**Stated goal**
Pull each line holding the word "diagram" from the data.

Dataset excerpt
□ □ □ □ □ □ □

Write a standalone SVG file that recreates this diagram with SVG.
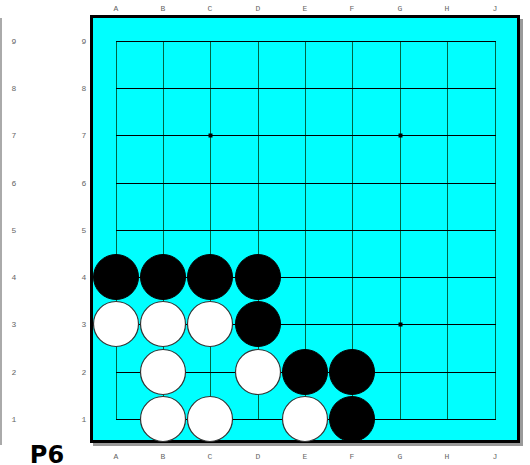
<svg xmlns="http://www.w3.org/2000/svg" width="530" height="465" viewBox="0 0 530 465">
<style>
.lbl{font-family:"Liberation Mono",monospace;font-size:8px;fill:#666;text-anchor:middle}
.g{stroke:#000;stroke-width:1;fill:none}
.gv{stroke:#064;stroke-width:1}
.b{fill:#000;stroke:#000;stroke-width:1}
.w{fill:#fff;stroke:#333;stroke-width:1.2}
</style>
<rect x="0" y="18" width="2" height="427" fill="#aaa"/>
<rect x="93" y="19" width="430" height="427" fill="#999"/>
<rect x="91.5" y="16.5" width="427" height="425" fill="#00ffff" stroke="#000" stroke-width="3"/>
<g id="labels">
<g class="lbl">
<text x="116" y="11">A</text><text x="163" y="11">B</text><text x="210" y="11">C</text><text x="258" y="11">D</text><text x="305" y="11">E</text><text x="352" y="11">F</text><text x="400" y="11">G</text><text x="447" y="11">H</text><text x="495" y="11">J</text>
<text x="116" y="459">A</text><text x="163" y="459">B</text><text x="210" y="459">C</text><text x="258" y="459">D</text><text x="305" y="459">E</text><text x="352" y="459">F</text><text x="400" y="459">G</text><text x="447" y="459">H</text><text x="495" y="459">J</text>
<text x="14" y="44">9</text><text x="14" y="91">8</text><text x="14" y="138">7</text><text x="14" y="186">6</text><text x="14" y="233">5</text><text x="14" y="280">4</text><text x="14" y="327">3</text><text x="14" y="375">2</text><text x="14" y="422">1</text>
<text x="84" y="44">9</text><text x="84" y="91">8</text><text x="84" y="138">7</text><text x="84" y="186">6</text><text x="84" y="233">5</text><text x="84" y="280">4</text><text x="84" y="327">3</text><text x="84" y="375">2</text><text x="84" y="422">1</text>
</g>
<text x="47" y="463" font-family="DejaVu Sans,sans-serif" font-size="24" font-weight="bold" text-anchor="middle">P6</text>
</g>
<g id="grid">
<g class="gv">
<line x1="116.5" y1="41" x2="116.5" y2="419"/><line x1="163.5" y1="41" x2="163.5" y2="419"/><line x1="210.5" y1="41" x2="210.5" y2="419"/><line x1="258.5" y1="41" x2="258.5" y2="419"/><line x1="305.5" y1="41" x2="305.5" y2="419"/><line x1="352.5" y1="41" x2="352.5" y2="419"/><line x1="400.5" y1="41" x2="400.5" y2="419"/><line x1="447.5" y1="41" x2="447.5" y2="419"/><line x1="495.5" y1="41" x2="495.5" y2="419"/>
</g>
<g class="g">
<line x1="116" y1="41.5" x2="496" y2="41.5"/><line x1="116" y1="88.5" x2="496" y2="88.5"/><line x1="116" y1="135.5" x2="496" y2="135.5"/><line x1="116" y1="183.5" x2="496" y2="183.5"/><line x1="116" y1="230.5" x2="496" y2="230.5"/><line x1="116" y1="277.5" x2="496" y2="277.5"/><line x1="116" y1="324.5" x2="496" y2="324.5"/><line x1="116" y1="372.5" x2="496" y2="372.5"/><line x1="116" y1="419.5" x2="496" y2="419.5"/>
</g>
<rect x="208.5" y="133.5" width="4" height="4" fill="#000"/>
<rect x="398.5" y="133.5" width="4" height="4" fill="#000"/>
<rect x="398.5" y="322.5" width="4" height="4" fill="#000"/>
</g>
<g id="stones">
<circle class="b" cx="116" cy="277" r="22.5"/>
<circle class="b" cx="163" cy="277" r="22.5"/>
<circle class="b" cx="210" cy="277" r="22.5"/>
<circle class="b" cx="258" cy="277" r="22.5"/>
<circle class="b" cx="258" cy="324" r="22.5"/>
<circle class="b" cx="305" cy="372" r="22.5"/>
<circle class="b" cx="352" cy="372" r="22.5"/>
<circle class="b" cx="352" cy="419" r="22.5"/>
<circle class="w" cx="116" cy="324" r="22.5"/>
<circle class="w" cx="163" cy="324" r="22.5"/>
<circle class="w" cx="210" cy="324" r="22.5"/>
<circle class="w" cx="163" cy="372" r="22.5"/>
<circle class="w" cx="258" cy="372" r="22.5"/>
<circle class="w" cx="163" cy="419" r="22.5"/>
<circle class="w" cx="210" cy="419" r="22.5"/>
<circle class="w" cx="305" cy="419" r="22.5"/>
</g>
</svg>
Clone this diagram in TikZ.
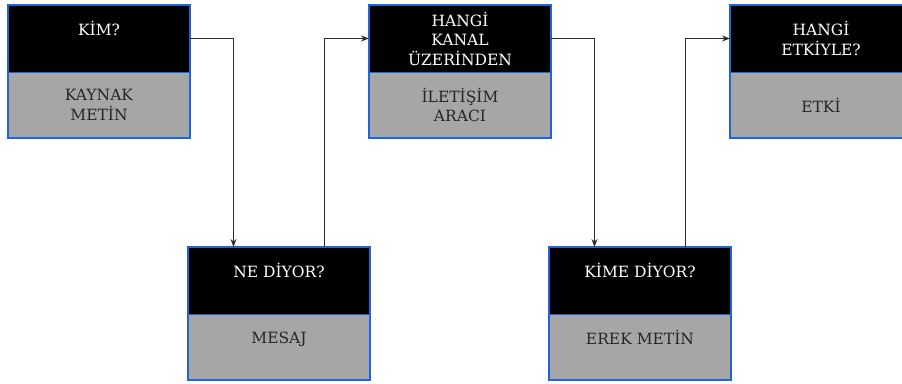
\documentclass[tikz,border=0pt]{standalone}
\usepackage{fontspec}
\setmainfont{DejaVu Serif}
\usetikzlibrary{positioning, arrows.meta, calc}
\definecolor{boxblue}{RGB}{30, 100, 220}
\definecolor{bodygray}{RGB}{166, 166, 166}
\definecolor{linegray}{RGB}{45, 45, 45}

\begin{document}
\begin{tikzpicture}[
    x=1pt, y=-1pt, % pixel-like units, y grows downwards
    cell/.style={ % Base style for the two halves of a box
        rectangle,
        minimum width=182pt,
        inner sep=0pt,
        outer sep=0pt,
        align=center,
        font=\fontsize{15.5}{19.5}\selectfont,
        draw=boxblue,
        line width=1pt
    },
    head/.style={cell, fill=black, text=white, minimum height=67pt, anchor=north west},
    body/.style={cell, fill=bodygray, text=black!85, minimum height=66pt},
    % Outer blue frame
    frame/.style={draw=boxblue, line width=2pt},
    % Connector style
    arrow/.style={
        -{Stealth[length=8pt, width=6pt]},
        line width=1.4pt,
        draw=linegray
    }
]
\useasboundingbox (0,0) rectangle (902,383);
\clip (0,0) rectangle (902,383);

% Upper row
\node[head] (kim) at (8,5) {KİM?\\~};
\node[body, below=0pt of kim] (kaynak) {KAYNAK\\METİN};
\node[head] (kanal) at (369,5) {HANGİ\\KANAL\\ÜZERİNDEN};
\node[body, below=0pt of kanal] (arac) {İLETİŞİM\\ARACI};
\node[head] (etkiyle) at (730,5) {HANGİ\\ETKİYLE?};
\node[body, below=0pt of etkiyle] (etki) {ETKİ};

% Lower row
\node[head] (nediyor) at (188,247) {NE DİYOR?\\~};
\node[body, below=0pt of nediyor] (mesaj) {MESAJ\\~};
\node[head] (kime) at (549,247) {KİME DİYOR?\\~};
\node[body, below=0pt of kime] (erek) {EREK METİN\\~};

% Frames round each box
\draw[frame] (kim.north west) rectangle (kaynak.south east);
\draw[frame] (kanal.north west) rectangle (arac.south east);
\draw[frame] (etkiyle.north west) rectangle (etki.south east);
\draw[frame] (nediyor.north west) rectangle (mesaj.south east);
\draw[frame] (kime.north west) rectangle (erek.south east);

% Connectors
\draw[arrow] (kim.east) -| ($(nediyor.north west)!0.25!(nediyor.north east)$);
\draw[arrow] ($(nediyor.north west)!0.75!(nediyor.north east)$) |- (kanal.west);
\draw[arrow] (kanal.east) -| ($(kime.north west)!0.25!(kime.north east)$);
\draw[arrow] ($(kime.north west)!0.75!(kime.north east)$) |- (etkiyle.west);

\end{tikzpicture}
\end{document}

□ □ □ □ □ □ □

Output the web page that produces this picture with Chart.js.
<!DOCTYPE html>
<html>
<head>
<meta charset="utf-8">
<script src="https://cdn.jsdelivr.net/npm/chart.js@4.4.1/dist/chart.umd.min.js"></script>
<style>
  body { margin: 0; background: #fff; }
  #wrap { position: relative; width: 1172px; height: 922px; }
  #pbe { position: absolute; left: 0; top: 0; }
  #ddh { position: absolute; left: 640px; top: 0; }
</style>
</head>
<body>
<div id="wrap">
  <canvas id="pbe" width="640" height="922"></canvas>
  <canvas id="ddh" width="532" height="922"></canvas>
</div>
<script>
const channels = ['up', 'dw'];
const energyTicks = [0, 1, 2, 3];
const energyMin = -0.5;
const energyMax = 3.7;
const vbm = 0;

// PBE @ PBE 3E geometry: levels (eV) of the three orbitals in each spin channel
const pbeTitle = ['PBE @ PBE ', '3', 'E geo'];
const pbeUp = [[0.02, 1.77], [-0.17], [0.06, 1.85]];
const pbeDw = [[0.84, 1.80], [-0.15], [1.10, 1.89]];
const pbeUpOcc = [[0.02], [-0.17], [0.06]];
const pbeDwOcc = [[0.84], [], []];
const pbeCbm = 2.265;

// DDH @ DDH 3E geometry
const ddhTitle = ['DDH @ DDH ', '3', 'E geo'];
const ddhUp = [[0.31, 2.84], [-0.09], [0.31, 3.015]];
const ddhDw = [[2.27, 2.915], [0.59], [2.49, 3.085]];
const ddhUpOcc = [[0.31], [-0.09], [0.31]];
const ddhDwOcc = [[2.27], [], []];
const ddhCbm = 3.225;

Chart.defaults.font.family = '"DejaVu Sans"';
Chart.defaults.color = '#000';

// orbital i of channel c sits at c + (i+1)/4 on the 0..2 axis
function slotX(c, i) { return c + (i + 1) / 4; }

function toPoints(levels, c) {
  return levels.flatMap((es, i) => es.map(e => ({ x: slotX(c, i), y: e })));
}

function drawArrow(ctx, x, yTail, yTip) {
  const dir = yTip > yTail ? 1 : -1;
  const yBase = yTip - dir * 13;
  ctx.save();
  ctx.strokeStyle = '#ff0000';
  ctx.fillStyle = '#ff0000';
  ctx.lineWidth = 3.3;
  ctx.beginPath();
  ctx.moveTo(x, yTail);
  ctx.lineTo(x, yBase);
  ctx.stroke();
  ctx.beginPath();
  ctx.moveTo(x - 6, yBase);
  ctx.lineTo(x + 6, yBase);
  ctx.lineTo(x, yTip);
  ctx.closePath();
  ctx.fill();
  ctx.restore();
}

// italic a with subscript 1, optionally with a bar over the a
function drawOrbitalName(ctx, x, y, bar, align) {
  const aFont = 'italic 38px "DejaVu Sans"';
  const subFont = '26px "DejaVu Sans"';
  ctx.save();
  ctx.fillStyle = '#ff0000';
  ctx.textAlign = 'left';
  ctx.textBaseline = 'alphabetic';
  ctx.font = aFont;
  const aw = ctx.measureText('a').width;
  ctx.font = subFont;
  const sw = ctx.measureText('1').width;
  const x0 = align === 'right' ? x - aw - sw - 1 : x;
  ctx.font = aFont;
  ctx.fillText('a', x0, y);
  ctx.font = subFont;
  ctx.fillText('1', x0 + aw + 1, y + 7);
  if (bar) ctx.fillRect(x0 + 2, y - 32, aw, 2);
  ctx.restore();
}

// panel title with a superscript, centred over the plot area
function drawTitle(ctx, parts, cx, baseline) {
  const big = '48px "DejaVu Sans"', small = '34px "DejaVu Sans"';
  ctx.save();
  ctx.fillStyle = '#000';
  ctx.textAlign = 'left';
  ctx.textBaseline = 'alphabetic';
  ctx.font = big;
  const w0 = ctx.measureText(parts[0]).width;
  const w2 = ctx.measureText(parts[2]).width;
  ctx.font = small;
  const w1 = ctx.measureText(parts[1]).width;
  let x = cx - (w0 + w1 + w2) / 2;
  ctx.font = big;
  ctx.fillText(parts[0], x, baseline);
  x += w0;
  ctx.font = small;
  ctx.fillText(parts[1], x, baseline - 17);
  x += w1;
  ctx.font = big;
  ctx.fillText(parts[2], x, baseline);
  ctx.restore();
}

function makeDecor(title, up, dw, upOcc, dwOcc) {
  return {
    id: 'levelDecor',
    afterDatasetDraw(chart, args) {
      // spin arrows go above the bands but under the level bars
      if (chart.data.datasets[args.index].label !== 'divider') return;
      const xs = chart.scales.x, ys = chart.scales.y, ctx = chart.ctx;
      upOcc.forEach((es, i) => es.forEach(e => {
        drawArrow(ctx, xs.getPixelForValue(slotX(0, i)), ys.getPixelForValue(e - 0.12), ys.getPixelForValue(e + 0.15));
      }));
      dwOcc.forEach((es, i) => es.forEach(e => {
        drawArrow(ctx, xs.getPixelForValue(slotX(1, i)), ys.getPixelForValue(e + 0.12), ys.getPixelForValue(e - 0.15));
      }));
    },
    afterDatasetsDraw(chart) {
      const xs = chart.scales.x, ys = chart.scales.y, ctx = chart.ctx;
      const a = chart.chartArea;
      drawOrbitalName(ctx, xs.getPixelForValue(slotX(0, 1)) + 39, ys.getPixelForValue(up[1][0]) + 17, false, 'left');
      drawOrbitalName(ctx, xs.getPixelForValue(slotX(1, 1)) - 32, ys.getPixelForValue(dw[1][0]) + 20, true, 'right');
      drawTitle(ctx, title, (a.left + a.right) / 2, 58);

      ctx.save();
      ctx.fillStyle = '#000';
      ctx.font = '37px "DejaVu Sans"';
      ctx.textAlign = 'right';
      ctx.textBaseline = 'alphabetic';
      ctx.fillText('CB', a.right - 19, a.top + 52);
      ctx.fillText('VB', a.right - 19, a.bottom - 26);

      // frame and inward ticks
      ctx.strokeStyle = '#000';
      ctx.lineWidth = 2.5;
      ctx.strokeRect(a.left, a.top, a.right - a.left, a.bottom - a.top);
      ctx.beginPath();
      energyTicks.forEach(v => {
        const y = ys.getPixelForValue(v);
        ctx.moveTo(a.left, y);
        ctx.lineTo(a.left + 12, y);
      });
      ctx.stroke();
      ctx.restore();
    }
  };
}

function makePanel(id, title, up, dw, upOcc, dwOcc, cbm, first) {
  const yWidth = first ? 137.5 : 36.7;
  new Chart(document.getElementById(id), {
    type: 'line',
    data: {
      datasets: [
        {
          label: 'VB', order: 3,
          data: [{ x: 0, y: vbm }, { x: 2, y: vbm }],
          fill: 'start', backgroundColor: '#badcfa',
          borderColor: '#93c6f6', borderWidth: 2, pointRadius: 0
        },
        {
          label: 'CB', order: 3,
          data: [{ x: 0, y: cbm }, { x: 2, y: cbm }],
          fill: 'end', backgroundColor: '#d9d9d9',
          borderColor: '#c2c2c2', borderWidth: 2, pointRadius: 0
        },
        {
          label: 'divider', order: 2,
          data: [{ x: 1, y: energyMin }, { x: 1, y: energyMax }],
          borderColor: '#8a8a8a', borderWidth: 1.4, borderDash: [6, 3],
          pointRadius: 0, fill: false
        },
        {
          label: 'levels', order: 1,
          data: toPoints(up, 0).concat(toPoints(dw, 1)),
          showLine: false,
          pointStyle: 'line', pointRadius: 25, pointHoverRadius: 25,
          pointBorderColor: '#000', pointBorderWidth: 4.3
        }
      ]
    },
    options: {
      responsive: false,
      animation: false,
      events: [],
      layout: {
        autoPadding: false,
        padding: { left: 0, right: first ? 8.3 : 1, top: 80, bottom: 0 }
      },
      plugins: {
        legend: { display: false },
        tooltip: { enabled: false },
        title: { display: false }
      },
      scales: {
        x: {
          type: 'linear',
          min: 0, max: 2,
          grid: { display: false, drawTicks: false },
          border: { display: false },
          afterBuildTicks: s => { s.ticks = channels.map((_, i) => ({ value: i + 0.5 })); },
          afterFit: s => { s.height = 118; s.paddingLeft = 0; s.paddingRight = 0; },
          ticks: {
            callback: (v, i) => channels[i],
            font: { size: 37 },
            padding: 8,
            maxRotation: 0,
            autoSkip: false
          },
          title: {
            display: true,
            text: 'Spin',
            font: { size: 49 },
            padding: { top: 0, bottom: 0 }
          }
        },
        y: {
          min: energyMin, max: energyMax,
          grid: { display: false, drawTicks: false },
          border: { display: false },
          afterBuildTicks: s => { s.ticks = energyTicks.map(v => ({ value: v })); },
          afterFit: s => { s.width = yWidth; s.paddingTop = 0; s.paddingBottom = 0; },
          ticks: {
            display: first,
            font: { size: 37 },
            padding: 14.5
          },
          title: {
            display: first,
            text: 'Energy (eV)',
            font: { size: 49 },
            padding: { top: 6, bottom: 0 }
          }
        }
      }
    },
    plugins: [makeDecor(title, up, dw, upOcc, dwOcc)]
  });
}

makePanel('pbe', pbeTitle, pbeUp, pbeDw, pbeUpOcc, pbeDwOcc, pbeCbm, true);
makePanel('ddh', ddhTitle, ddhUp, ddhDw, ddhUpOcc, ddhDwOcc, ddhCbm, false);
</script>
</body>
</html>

□ □ □ □ □ □ □

**Task solution**
Write a standalone SVG file that recreates this diagram with SVG.
Clone this diagram in TikZ.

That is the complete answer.